The Takeda Pharmaceutical Company Limited, a Japanese multinational pharmaceutical and biopharmaceutical company which is the largest pharmaceutical company in Asia and one of the top 20 largest pharmaceutical companies in the world by revenue, last week introduced its solution to the coronavirus pandemic: TAK-888.
Working with the assumption that the blood of patients who have recovered from a disease should have permanent antibodies for that disease which had been generated by their immune system in their blood plasma, TAK-888 is a drug harvested from the blood plasma of recovered COVID-19 patients, to collect those antibodies. The convalescent plasma is then injected into a new patient, providing them with passive immunity until their own immune system starts generating its own antibodies.
Rajeev Venkayya, MD, president of the Global Vaccine Business Unit at Takeda, issued a statement saying, “We are initiating the development of an anti-SARS-CoV-2 polyclonal hyperimmune globulin (H-IG) to treat high-risk individuals with COVID-19, which we’re calling TAK-888. SARS-CoV-2 is the virus that causes COVID-19. Hyperimmune globulin is a plasma-derived therapy that has previously been shown to be effective in the treatment of severe acute viral respiratory infections and could be a treatment option for patients with COVID-19.”
Takeda, which developed plasma-based therapy to treat Ebola and avian flu patients, relied on medical reports from the 1918 Spanish flu pandemic which showed that the blood from surviving patients given to severely ill patients brought down casualties by 50%. Also, in January 1934, at the Hill boarding School in Pennsylvania, serum extracted from a student who had been first to contract measles and then recovered, was injected into 62 fellow students who were spared the lethal disease.
Rajeev Venkayya noted: “We’re collaborating with several health and regulatory agencies and health care partners across the globe to move the research forward.

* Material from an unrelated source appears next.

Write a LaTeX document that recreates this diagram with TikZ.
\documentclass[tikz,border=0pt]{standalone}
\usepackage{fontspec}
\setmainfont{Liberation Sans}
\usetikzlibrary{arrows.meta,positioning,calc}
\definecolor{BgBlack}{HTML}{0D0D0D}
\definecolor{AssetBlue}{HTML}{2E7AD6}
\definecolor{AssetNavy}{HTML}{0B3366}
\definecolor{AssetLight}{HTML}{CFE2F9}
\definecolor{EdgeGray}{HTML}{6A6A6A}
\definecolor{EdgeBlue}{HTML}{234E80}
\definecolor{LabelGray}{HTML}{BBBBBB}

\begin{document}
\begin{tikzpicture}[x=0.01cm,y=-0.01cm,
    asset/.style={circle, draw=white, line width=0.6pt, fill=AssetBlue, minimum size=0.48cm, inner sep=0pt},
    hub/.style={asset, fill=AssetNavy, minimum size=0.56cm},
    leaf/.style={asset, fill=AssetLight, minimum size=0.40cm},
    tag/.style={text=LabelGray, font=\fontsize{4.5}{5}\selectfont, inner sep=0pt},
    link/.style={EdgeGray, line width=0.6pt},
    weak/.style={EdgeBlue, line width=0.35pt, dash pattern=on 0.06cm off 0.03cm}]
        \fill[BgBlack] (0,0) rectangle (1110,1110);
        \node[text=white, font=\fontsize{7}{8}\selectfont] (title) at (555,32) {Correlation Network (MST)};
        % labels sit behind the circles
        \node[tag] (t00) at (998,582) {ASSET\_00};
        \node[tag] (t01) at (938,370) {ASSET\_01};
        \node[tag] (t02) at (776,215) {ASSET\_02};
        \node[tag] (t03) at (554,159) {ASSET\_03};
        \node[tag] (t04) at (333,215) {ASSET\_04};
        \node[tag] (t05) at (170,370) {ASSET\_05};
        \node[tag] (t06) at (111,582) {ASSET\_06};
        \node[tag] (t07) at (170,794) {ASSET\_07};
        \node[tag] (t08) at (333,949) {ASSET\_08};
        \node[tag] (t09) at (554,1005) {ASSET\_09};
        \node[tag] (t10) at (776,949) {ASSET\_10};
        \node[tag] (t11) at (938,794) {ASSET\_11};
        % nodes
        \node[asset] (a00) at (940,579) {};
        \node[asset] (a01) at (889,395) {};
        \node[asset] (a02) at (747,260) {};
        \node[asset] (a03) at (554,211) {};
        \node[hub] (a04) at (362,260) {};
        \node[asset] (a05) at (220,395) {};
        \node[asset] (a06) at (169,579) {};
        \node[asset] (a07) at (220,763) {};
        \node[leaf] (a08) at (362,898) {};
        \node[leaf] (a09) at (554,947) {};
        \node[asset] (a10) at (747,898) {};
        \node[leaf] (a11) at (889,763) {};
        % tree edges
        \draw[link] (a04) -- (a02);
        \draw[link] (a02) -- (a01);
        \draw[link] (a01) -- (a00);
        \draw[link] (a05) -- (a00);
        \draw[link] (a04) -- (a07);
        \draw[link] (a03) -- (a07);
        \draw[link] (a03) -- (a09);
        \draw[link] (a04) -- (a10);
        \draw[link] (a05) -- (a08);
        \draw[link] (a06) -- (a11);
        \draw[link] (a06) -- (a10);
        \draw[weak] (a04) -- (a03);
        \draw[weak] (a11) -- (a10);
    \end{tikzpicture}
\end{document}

To develop TAK-888, scientists need to have access to source plasma from people who have successfully recovered from COVID-19.”

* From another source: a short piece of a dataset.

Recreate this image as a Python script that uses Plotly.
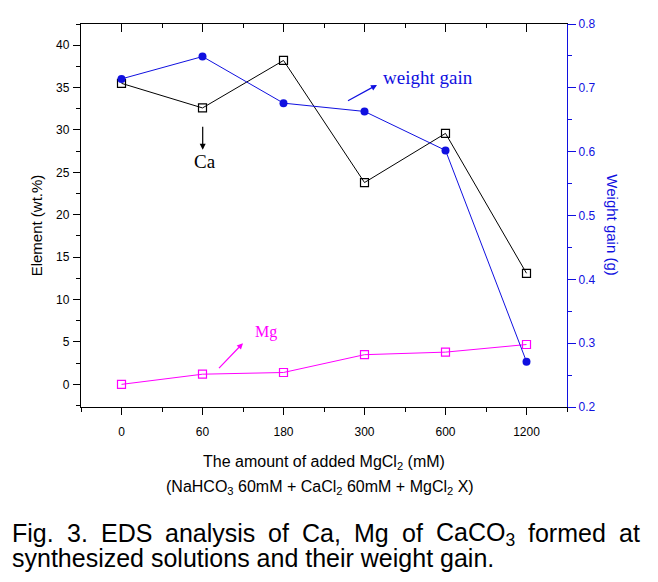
import plotly.graph_objects as go

categories = ["0", "60", "180", "300", "600", "1200"]
ca_values = [35.5, 32.6, 38.2, 23.8, 29.6, 13.1]
mg_values = [0.0, 1.2, 1.4, 3.5, 3.8, 4.7]
weight_gain = [0.714, 0.749, 0.676, 0.663, 0.602, 0.271]

caption_line1 = ["Fig.", "3.", "EDS", "analysis", "of", "Ca,", "Mg", "of", "CaCO<sub>3</sub>", "formed", "at"]
caption_line2 = "synthesized solutions and their weight gain."

xpos = list(range(len(categories)))

# plot-area edges in page pixels; the page body adds an 8px margin
OFF = 8
L, R, T, B = 81, 567, 17, 407
W, H = 658 - OFF, 582 - OFF
PW, PH = R - L, B - T


def px(x):
    return (x - L) / PW


def py(y):
    return (B - y) / PH


SANS = "Liberation Sans, Arial, sans-serif"
SERIF = "Liberation Serif, Times New Roman, serif"
BLUE = "#1010e0"
MAG = "#ff00ff"

fig = go.Figure()
fig.add_trace(go.Scatter(
    x=xpos, y=ca_values, mode="lines+markers", name="Ca",
    line=dict(color="black", width=1),
    marker=dict(symbol="square-open", size=8, color="black", line=dict(width=1.2)),
))
fig.add_trace(go.Scatter(
    x=xpos, y=mg_values, mode="lines+markers", name="Mg",
    line=dict(color=MAG, width=1),
    marker=dict(symbol="square-open", size=8, color=MAG, line=dict(width=1.2)),
))
fig.add_trace(go.Scatter(
    x=xpos, y=weight_gain, mode="lines+markers", name="weight gain",
    yaxis="y2",
    line=dict(color=BLUE, width=1),
    marker=dict(symbol="circle", size=8, color=BLUE),
))
# invisible trace to anchor the top mirror axis
fig.add_trace(go.Scatter(x=[xpos[0]], y=[ca_values[0]], xaxis="x2", mode="markers",
                         marker=dict(opacity=0), showlegend=False, hoverinfo="skip"))

tickfont = dict(family=SANS, size=12, color="black")

fig.update_layout(
    width=W, height=H,
    margin=dict(l=L - OFF, r=W - (R - OFF), t=T - OFF, b=H - (B - OFF), pad=0),
    paper_bgcolor="white", plot_bgcolor="white",
    showlegend=False,
    xaxis=dict(
        range=[-0.5, 5.5], tickmode="array", tickvals=xpos, ticktext=categories,
        showline=True, linecolor="black", linewidth=1.3,
        ticks="outside", ticklen=7, tickwidth=1.2, tickcolor="black",
        minor=dict(ticks="outside", ticklen=4, tickwidth=1.2, tickcolor="black", dtick=0.5, tick0=0.5),
        showgrid=False, zeroline=False, tickfont=tickfont, ticklabelstandoff=6,
    ),
    xaxis2=dict(
        overlaying="x", side="top", anchor="y",
        range=[-0.5, 5.5], tickmode="array", tickvals=xpos, showticklabels=False,
        showline=True, linecolor="black", linewidth=1.3,
        ticks="inside", ticklen=8, tickwidth=1.2, tickcolor="black",
        minor=dict(ticks="inside", ticklen=4, tickwidth=1.2, tickcolor="black", dtick=0.5, tick0=0.5),
        showgrid=False, zeroline=False,
    ),
    yaxis=dict(
        range=[-2.67, 42.5], dtick=5, tick0=0,
        showline=True, linecolor="black", linewidth=1.3,
        ticks="outside", ticklen=7, tickwidth=1.2, tickcolor="black",
        minor=dict(ticks="outside", ticklen=4, tickwidth=1.2, tickcolor="black", dtick=2.5, tick0=0),
        showgrid=False, zeroline=False, tickfont=tickfont, ticklabelstandoff=1,
    ),
    yaxis2=dict(
        overlaying="y", side="right", anchor="x",
        range=[0.2, 0.8], dtick=0.1, tick0=0.2, tickformat=".1f",
        showline=True, linecolor=BLUE, linewidth=1.3,
        ticks="outside", ticklen=8, tickwidth=1.2, tickcolor=BLUE,
        minor=dict(ticks="outside", ticklen=4, tickwidth=1.2, tickcolor=BLUE, dtick=0.05, tick0=0.2),
        showgrid=False, zeroline=False, tickfont=dict(family=SANS, size=12, color=BLUE),
    ),
)

ann = []


def text_ann(text, x, y, size, color="black", family=SANS, xanchor="center", angle=0):
    ann.append(dict(text=text, x=px(x), y=py(y), xref="paper", yref="paper",
                    xanchor=xanchor, yanchor="middle", showarrow=False, textangle=angle,
                    font=dict(family=family, size=size, color=color)))


def arrow_ann(hx, hy, tx, ty, color):
    ann.append(dict(text=" ", x=px(hx), y=py(hy), xref="paper", yref="paper",
                    showarrow=True, ax=tx - hx, ay=ty - hy, arrowhead=2, arrowsize=1,
                    arrowwidth=1.2, arrowcolor=color, standoff=0, startstandoff=0,
                    font=dict(size=2)))


# Arial / Liberation Sans advance widths (per 1000 em) for justifying the caption
AW = {" ": 278, "F": 611, "i": 222, "g": 556, ".": 278, "3": 556, "E": 667, "D": 722,
      "S": 667, "a": 556, "n": 556, "l": 222, "y": 500, "s": 500, "o": 556, "f": 278,
      "C": 722, ",": 278, "M": 833, "O": 778, "r": 333, "m": 833, "e": 556, "d": 556,
      "t": 278}


def word_width(word, size):
    w = 0.0
    sub = False
    i = 0
    while i < len(word):
        if word.startswith("<sub>", i):
            sub = True
            i += 5
            continue
        if word.startswith("</sub>", i):
            sub = False
            i += 6
            continue
        w += AW.get(word[i], 556) * (0.7 if sub else 1.0)
        i += 1
    return w * size / 1000.0


# axis titles
text_ann("Element (wt.%)", 36, 222, 15, angle=-90)
text_ann("Weight gain (g)", 613, 221, 15, color=BLUE, angle=90)
text_ann("The amount of added MgCl<sub>2</sub> (mM)", 324, 464, 16)
text_ann("(NaHCO<sub>3</sub> 60mM + CaCl<sub>2</sub> 60mM + MgCl<sub>2</sub> X)", 320, 489, 16)

# caption: line 1 justified word by word between x=12 and x=640
CAP = 25
x_left, x_right = 10, 638
widths = [word_width(w, CAP) for w in caption_line1]
gap = (x_right - x_left - sum(widths)) / (len(caption_line1) - 1)
xc = x_left
for w, wd in zip(caption_line1, widths):
    text_ann(w, xc, 536.5 if "<sub>" in w else 535, CAP, xanchor="left")
    xc += wd + gap
text_ann(caption_line2, 10, 561, CAP, xanchor="left")

# in-plot labels and arrows
text_ann("Ca", 205, 157, 19, family=SERIF)
arrow_ann(202.7, 145, 202.7, 119, "black")
text_ann("weight gain", 427.5, 71, 19, color=BLUE, family=SERIF)
arrow_ann(377, 79, 346, 96, BLUE)
text_ann("Mg", 266, 331, 16, color=MAG, family=SERIF)
arrow_ann(243, 342, 217, 369, MAG)

fig.update_layout(annotations=ann)

fig.write_html("out.html")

The Takeda company said it is in discussions with national health agencies in the US, Asia, and Europe to gain access to source plasma from people who have successfully recovered from COVID-19. These convalescent donors have developed antibodies to the virus that could potentially alleviate the symptoms in COVID-19 patients and perhaps even help prevent it.
Dr Chris Morabito, Takeda’s Head of Research and Development, Plasma-Derived Therapies Business Unit, said that “plasma-derived therapies are critical, life-saving medicines that thousands of people with rare and complex diseases rely on every day around the world.”

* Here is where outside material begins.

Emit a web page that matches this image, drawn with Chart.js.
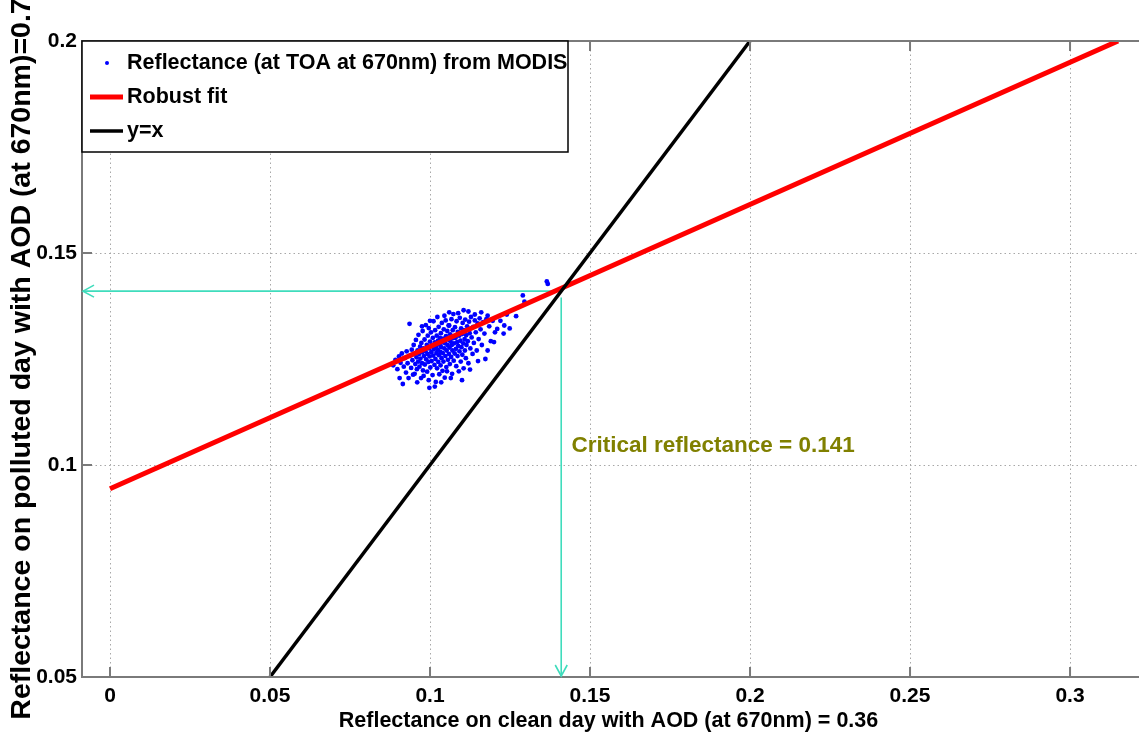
<!DOCTYPE html>
<html>
<head>
<meta charset="utf-8">
<script src="https://cdn.jsdelivr.net/npm/chart.js@4.4.1/dist/chart.umd.min.js"></script>
<style>
  html, body { margin: 0; padding: 0; background: #fff; }
  #wrap { width: 1139px; height: 741px; }
</style>
</head>
<body>
<div id="wrap"><canvas id="myChart" width="1139" height="741"></canvas></div>
<script>
// Trục và nhãn
const xTicks = [0, 0.05, 0.1, 0.15, 0.2, 0.25, 0.3];
const xTickLabels = ["0", "0.05", "0.1", "0.15", "0.2", "0.25", "0.3"];
const yTicks = [0.05, 0.1, 0.15, 0.2];
const yTickLabels = ["0.05", "0.1", "0.15", "0.2"];
const xRange = [-0.00875, 0.3203];
const yRange = [0.05, 0.2];

// Điểm MODIS
const modisPoints = [
  [0.0885,0.1235],[0.0892,0.1248],[0.0898,0.1226],[0.0903,0.1256],[0.0908,0.1241],[0.0912,0.1263],
  [0.0915,0.1191],[0.0918,0.1232],[0.0921,0.1252],[0.0925,0.1218],[0.0927,0.1268],[0.0930,0.1240],
  [0.0933,0.1205],[0.0936,0.1333],[0.0938,0.1258],[0.0905,0.1205],
  [0.0941,0.1229],[0.0943,0.1272],[0.0945,0.1247],[0.0947,0.1213],[0.0949,0.1283],[0.0951,0.1261],
  [0.0952,0.1215],[0.0954,0.1238],[0.0956,0.1295],[0.0958,0.1254],[0.0959,0.1226],[0.0961,0.1270],
  [0.0963,0.1244],[0.0964,0.1307],[0.0966,0.1262],[0.0967,0.1232],[0.0969,0.1279],[0.0970,0.1251],
  [0.0972,0.1205],[0.0973,0.1288],[0.0975,0.1240],[0.0976,0.1266],[0.0977,0.1316],[0.0978,0.1223],
  [0.0979,0.1275],[0.0980,0.1210],[0.0981,0.1257],[0.0960,0.1195],[0.0975,0.1327],
  [0.0983,0.1296],[0.0984,0.1237],[0.0986,0.1268],[0.0987,0.1330],[0.0988,0.1249],[0.0990,0.1283],
  [0.0991,0.1220],[0.0992,0.1262],[0.0993,0.1305],[0.0995,0.1243],[0.0996,0.1200],[0.0996,0.1323],
  [0.0997,0.1275],[0.0998,0.1182],[0.0999,0.1256],[0.1000,0.1291],[0.1001,0.1230],[0.1003,0.1313],
  [0.1004,0.1266],[0.1005,0.1245],[0.1006,0.1282],[0.1008,0.1212],[0.1009,0.1300],[0.1010,0.1258],
  [0.1011,0.1339],[0.1012,0.1273],[0.1014,0.1236],[0.1015,0.1289],[0.1016,0.1318],[0.1017,0.1250],
  [0.1018,0.1196],[0.1019,0.1280],[0.1020,0.1264],[0.1021,0.1305],[0.1022,0.1228],[0.1023,0.1349],
  [0.1024,0.1272],[0.1025,0.1293],[0.1026,0.1243],[0.1027,0.1326],[0.1028,0.1259],[0.1029,0.1214],
  [0.1030,0.1284],[0.1000,0.1340],[0.1015,0.1185],
  [0.1031,0.1300],[0.1032,0.1267],[0.1033,0.1235],[0.1034,0.1311],[0.1035,0.1278],[0.1036,0.1252],
  [0.1037,0.1335],[0.1038,0.1289],[0.1039,0.1222],[0.1040,0.1264],[0.1041,0.1298],[0.1042,0.1244],
  [0.1043,0.1320],[0.1045,0.1275],[0.1046,0.1206],[0.1047,0.1287],[0.1048,0.1257],[0.1049,0.1341],
  [0.1050,0.1304],[0.1051,0.1231],[0.1052,0.1270],[0.1053,0.1221],[0.1054,0.1316],[0.1055,0.1283],
  [0.1056,0.1248],[0.1057,0.1296],[0.1058,0.1329],[0.1059,0.1262],[0.1060,0.1329],[0.1061,0.1277],
  [0.1062,0.1238],[0.1063,0.1308],[0.1064,0.1292],[0.1066,0.1255],[0.1067,0.1344],[0.1068,0.1283],
  [0.1069,0.1215],[0.1070,0.1270],[0.1071,0.1318],[0.1072,0.1299],[0.1073,0.1356],[0.1074,0.1246],
  [0.1075,0.1287],[0.1077,0.1263],[0.1078,0.1325],[0.1035,0.1195],[0.1045,0.1352],[0.1060,0.1360],
  [0.1065,0.1205],
  [0.1080,0.1300],[0.1081,0.1274],[0.1082,0.1233],[0.1083,0.1339],[0.1085,0.1290],[0.1086,0.1257],
  [0.1087,0.1314],[0.1088,0.1281],[0.1090,0.1221],[0.1091,0.1305],[0.1092,0.1268],[0.1093,0.1347],
  [0.1095,0.1293],[0.1096,0.1244],[0.1097,0.1322],[0.1098,0.1278],[0.1100,0.1309],[0.1101,0.1260],
  [0.1102,0.1335],[0.1104,0.1287],[0.1105,0.1228],[0.1106,0.1318],[0.1108,0.1297],[0.1109,0.1270],
  [0.1110,0.1343],[0.1112,0.1252],[0.1113,0.1306],[0.1114,0.1283],[0.1088,0.1358],[0.1100,0.1200],
  [0.1105,0.1365],
  [0.1116,0.1327],[0.1118,0.1292],[0.1120,0.1240],[0.1122,0.1338],[0.1124,0.1311],[0.1126,0.1275],
  [0.1128,0.1349],[0.1130,0.1301],[0.1133,0.1262],[0.1135,0.1326],[0.1137,0.1288],[0.1140,0.1341],
  [0.1143,0.1313],[0.1146,0.1270],[0.1149,0.1334],[0.1152,0.1297],[0.1155,0.1346],[0.1158,0.1320],
  [0.1162,0.1283],[0.1166,0.1337],[0.1170,0.1310],[0.1173,0.1250],[0.1176,0.1344],[0.1180,0.1270],
  [0.1185,0.1327],[0.1190,0.1292],[0.1120,0.1362],[0.1125,0.1225],[0.1140,0.1355],[0.1150,0.1245],
  [0.1160,0.1360],[0.1180,0.1352],
  [0.1196,0.1340],[0.1203,0.1313],[0.1210,0.1321],[0.1220,0.1340],[0.1232,0.1329],[0.1240,0.1355],
  [0.1249,0.1322],[0.1269,0.1351],[0.1290,0.1400],[0.1295,0.1385],[0.1365,0.1433],[0.1368,0.1427],
  [0.1200,0.1290],[0.1230,0.1310]
];

// Đường robust fit và y=x
const fitX = [0, 0.315];
const fitY = [0.0944, 0.2];
const identityX = [0.05, 0.2];
const identityY = [0.05, 0.2];

// Giá trị phản xạ tới hạn
const criticalValue = 0.141;
const criticalLabel = "Critical reflectance = 0.141";
const hArrowX = [0.138, xRange[0]];
const vArrowY = [0.1395, yRange[0]];

const sans = '"Liberation Sans", Arial, sans-serif';
const teal = "#3fdcbc";

const toXY = (xs, ys) => xs.map((v, i) => ({ x: v, y: ys[i] }));

// Khung kiểu MATLAB: lưới chấm, vạch chia hướng vào trong, mũi tên, chú thích
const matlabFrame = {
  id: "matlabFrame",
  beforeDatasetsDraw(chart) {
    const { ctx, chartArea: a, scales: { x, y } } = chart;
    ctx.save();
    ctx.strokeStyle = "#a8a8a8";
    ctx.lineWidth = 1;
    ctx.setLineDash([1.5, 3]);
    xTicks.forEach(v => {
      const px = Math.round(x.getPixelForValue(v)) + 0.5;
      ctx.beginPath(); ctx.moveTo(px, a.top); ctx.lineTo(px, a.bottom); ctx.stroke();
    });
    yTicks.forEach(v => {
      const py = Math.round(y.getPixelForValue(v)) + 0.5;
      ctx.beginPath(); ctx.moveTo(a.left, py); ctx.lineTo(chart.width, py); ctx.stroke();
    });
    ctx.restore();
  },
  afterDatasetsDraw(chart) {
    const { ctx, chartArea: a, scales: { x, y } } = chart;
    ctx.save();
    // khung (mép phải nằm ngoài ảnh)
    ctx.strokeStyle = "#7a7a7a";
    ctx.lineWidth = 2;
    ctx.beginPath();
    ctx.moveTo(chart.width, a.top); ctx.lineTo(a.left, a.top);
    ctx.lineTo(a.left, a.bottom); ctx.lineTo(chart.width, a.bottom);
    xTicks.forEach(v => {
      const px = x.getPixelForValue(v);
      ctx.moveTo(px, a.bottom); ctx.lineTo(px, a.bottom - 10);
      ctx.moveTo(px, a.top); ctx.lineTo(px, a.top + 10);
    });
    yTicks.forEach(v => {
      const py = y.getPixelForValue(v);
      ctx.moveTo(a.left, py); ctx.lineTo(a.left + 10, py);
    });
    ctx.stroke();

    // mũi tên
    const cy = y.getPixelForValue(criticalValue);
    const cx = x.getPixelForValue(criticalValue);
    ctx.strokeStyle = teal;
    ctx.lineWidth = 1.6;
    ctx.beginPath();
    ctx.moveTo(a.left + 12, cy - 6); ctx.lineTo(a.left + 1, cy); ctx.lineTo(a.left + 12, cy + 6);
    ctx.moveTo(cx - 6, a.bottom - 12); ctx.lineTo(cx, a.bottom - 1); ctx.lineTo(cx + 6, a.bottom - 12);
    ctx.stroke();

    // nhãn critical
    ctx.fillStyle = "#808000";
    ctx.font = "bold 22.5px " + sans;
    ctx.textBaseline = "middle";
    ctx.fillText(criticalLabel, x.getPixelForValue(0.1442), y.getPixelForValue(0.1046));

    // chú thích
    const lx = a.left, ly = a.top, lw = 486, lh = 111;
    ctx.fillStyle = "#fff";
    ctx.fillRect(lx, ly, lw, lh);
    ctx.strokeStyle = "#000";
    ctx.lineWidth = 1.5;
    ctx.strokeRect(lx, ly, lw, lh);
    const rows = chart.data.datasets.filter(d => d.label);
    rows.forEach((d, i) => {
      const ry = ly + 22 + i * 34;
      if (d.showLine) {
        ctx.strokeStyle = d.borderColor;
        ctx.lineWidth = d.borderWidth;
        ctx.beginPath(); ctx.moveTo(lx + 8, ry); ctx.lineTo(lx + 41, ry); ctx.stroke();
      } else {
        ctx.fillStyle = d.backgroundColor;
        ctx.beginPath(); ctx.arc(lx + 25, ry, 2, 0, Math.PI * 2); ctx.fill();
      }
      ctx.fillStyle = "#000";
      ctx.font = "bold 21.5px " + sans;
      ctx.textBaseline = "middle";
      ctx.fillText(d.label, lx + 45, ry);
    });
    ctx.restore();
  }
};

const data = {
  datasets: [
    {
      label: "Reflectance (at TOA at 670nm) from MODIS",
      data: modisPoints.map(p => ({ x: p[0], y: p[1] })),
      backgroundColor: "#0000ff",
      borderWidth: 0,
      pointRadius: 2.4,
      showLine: false,
      order: 4
    },
    {
      label: "Robust fit",
      data: toXY(fitX, fitY),
      borderColor: "#ff0000",
      borderWidth: 5,
      pointRadius: 0,
      showLine: true,
      order: 2
    },
    {
      label: "y=x",
      data: toXY(identityX, identityY),
      borderColor: "#000000",
      borderWidth: 3.5,
      pointRadius: 0,
      showLine: true,
      order: 1
    },
    {
      data: toXY(hArrowX, [criticalValue, criticalValue]),
      borderColor: teal,
      borderWidth: 1.6,
      pointRadius: 0,
      showLine: true,
      order: 3
    },
    {
      data: toXY([criticalValue, criticalValue], vArrowY),
      borderColor: teal,
      borderWidth: 1.6,
      pointRadius: 0,
      showLine: true,
      order: 3
    }
  ]
};

const config = {
  type: "scatter",
  data: data,
  options: {
    responsive: false,
    animation: false,
    layout: { padding: { top: 41, right: 0, left: 0, bottom: 0 } },
    plugins: {
      legend: { display: false },
      tooltip: { enabled: false }
    },
    scales: {
      x: {
        type: "linear",
        min: xRange[0],
        max: xRange[1],
        afterBuildTicks: s => { s.ticks = xTicks.map(v => ({ value: v })); },
        afterFit: s => { s.height = 64; },
        grid: { display: false, drawTicks: false },
        border: { display: false },
        ticks: {
          callback: v => xTickLabels[xTicks.indexOf(v)],
          font: { family: sans, size: 21, weight: "bold" },
          color: "#000",
          padding: 7,
          maxRotation: 0,
          autoSkip: false
        },
        title: {
          display: true,
          text: "Reflectance on clean day with AOD (at 670nm) = 0.36",
          font: { family: sans, size: 21.5, weight: "bold" },
          color: "#000",
          padding: { top: 0, bottom: 7 }
        }
      },
      y: {
        type: "linear",
        min: yRange[0],
        max: yRange[1],
        afterBuildTicks: s => { s.ticks = yTicks.map(v => ({ value: v })); },
        afterFit: s => { s.width = 82; },
        grid: { display: false, drawTicks: false },
        border: { display: false },
        ticks: {
          callback: v => yTickLabels[yTicks.indexOf(v)],
          font: { family: sans, size: 21, weight: "bold" },
          color: "#000",
          padding: 5,
          autoSkip: false
        },
        title: {
          display: true,
          text: "Reflectance on polluted day with AOD (at 670nm)=0.7",
          font: { family: sans, size: 28.5, weight: "bold" },
          color: "#000",
          padding: { top: 5, bottom: 0 }
        }
      }
    }
  },
  plugins: [matlabFrame]
};

// Vẽ biểu đồ
const ctx = document.getElementById("myChart").getContext("2d");
new Chart(ctx, config);
</script>
</body>
</html>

Takeda Pharmaceuticals was founded in 1781, and was incorporated on January 29, 1925. In In April 2015, Takeda agreed to pay a settlement of $2.37 billion to about 9,000 people who claimed that pioglitazone was responsible for giving them bladder cancer. In 2014, a plaintiff was awarded $9 billion in punitive damages after a federal court found Takeda hid the cancer risks of their diabetes medicine. The amount was later reduced to $26 million by a judge who believed giving $9 billion to one patient was excessive.